>> start

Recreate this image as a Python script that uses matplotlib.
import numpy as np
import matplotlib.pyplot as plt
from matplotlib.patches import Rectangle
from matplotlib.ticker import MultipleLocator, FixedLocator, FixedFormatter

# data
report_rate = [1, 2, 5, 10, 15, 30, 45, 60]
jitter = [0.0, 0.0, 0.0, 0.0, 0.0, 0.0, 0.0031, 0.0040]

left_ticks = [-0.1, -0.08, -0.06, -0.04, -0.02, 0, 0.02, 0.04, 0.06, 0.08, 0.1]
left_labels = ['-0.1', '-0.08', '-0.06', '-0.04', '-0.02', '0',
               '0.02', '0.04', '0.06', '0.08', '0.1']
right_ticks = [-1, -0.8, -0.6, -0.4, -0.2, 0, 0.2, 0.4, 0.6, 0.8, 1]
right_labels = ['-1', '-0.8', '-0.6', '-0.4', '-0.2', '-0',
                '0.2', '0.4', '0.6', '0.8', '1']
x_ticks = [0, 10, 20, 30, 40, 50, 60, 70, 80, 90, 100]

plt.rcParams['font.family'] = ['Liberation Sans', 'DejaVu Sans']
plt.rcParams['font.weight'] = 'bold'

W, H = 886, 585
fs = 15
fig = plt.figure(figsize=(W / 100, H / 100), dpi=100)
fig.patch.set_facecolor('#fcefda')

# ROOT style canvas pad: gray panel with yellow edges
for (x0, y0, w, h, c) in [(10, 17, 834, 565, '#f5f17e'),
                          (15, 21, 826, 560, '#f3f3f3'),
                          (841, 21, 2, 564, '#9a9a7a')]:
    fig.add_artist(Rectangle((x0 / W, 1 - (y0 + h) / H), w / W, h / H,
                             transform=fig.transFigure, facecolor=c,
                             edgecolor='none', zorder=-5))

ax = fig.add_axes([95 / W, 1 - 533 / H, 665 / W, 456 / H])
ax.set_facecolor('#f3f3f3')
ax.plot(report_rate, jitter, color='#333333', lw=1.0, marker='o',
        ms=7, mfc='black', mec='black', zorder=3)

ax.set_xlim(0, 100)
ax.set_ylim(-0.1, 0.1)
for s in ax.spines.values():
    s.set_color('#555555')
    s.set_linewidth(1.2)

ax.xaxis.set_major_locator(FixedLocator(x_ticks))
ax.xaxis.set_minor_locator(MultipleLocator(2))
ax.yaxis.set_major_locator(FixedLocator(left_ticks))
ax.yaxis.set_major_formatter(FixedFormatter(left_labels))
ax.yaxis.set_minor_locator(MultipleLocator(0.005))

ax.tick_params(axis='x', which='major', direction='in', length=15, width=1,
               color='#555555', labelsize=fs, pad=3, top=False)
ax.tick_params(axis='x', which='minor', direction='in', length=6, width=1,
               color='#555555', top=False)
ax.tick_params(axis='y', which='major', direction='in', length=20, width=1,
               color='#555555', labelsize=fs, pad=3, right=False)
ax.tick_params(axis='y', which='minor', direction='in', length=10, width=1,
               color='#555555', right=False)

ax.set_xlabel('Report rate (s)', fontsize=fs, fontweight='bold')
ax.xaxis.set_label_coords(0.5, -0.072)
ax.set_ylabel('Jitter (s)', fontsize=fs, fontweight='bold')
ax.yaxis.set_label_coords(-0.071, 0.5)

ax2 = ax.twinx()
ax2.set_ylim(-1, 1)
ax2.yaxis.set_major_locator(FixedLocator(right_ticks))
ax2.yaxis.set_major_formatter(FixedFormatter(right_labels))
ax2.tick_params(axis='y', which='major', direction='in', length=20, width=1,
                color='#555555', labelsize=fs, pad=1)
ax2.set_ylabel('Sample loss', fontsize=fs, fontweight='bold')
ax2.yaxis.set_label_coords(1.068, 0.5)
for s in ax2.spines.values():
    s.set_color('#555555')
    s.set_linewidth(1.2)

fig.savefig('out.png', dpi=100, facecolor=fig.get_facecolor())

>> end

● **Problem requirements**
Restate the data above exactly, keeping each word as it stands.

● **Solution below**
Recreate this image as a Python script that uses matplotlib.
import numpy as np
import matplotlib.pyplot as plt
from matplotlib.patches import Rectangle
from matplotlib.ticker import MultipleLocator, FixedLocator, FixedFormatter

# data
report_rate = [1, 2, 5, 10, 15, 30, 45, 60]
jitter = [0.0, 0.0, 0.0, 0.0, 0.0, 0.0, 0.0031, 0.0040]

left_ticks = [-0.1, -0.08, -0.06, -0.04, -0.02, 0, 0.02, 0.04, 0.06, 0.08, 0.1]
left_labels = ['-0.1', '-0.08', '-0.06', '-0.04', '-0.02', '0',
               '0.02', '0.04', '0.06', '0.08', '0.1']
right_ticks = [-1, -0.8, -0.6, -0.4, -0.2, 0, 0.2, 0.4, 0.6, 0.8, 1]
right_labels = ['-1', '-0.8', '-0.6', '-0.4', '-0.2', '-0',
                '0.2', '0.4', '0.6', '0.8', '1']
x_ticks = [0, 10, 20, 30, 40, 50, 60, 70, 80, 90, 100]

plt.rcParams['font.family'] = ['Liberation Sans', 'DejaVu Sans']
plt.rcParams['font.weight'] = 'bold'

W, H = 886, 585
fs = 15
fig = plt.figure(figsize=(W / 100, H / 100), dpi=100)
fig.patch.set_facecolor('#fcefda')

# ROOT style canvas pad: gray panel with yellow edges
for (x0, y0, w, h, c) in [(10, 17, 834, 565, '#f5f17e'),
                          (15, 21, 826, 560, '#f3f3f3'),
                          (841, 21, 2, 564, '#9a9a7a')]:
    fig.add_artist(Rectangle((x0 / W, 1 - (y0 + h) / H), w / W, h / H,
                             transform=fig.transFigure, facecolor=c,
                             edgecolor='none', zorder=-5))

ax = fig.add_axes([95 / W, 1 - 533 / H, 665 / W, 456 / H])
ax.set_facecolor('#f3f3f3')
ax.plot(report_rate, jitter, color='#333333', lw=1.0, marker='o',
        ms=7, mfc='black', mec='black', zorder=3)

ax.set_xlim(0, 100)
ax.set_ylim(-0.1, 0.1)
for s in ax.spines.values():
    s.set_color('#555555')
    s.set_linewidth(1.2)

ax.xaxis.set_major_locator(FixedLocator(x_ticks))
ax.xaxis.set_minor_locator(MultipleLocator(2))
ax.yaxis.set_major_locator(FixedLocator(left_ticks))
ax.yaxis.set_major_formatter(FixedFormatter(left_labels))
ax.yaxis.set_minor_locator(MultipleLocator(0.005))

ax.tick_params(axis='x', which='major', direction='in', length=15, width=1,
               color='#555555', labelsize=fs, pad=3, top=False)
ax.tick_params(axis='x', which='minor', direction='in', length=6, width=1,
               color='#555555', top=False)
ax.tick_params(axis='y', which='major', direction='in', length=20, width=1,
               color='#555555', labelsize=fs, pad=3, right=False)
ax.tick_params(axis='y', which='minor', direction='in', length=10, width=1,
               color='#555555', right=False)

ax.set_xlabel('Report rate (s)', fontsize=fs, fontweight='bold')
ax.xaxis.set_label_coords(0.5, -0.072)
ax.set_ylabel('Jitter (s)', fontsize=fs, fontweight='bold')
ax.yaxis.set_label_coords(-0.071, 0.5)

ax2 = ax.twinx()
ax2.set_ylim(-1, 1)
ax2.yaxis.set_major_locator(FixedLocator(right_ticks))
ax2.yaxis.set_major_formatter(FixedFormatter(right_labels))
ax2.tick_params(axis='y', which='major', direction='in', length=20, width=1,
                color='#555555', labelsize=fs, pad=1)
ax2.set_ylabel('Sample loss', fontsize=fs, fontweight='bold')
ax2.yaxis.set_label_coords(1.068, 0.5)
for s in ax2.spines.values():
    s.set_color('#555555')
    s.set_linewidth(1.2)

fig.savefig('out.png', dpi=100, facecolor=fig.get_facecolor())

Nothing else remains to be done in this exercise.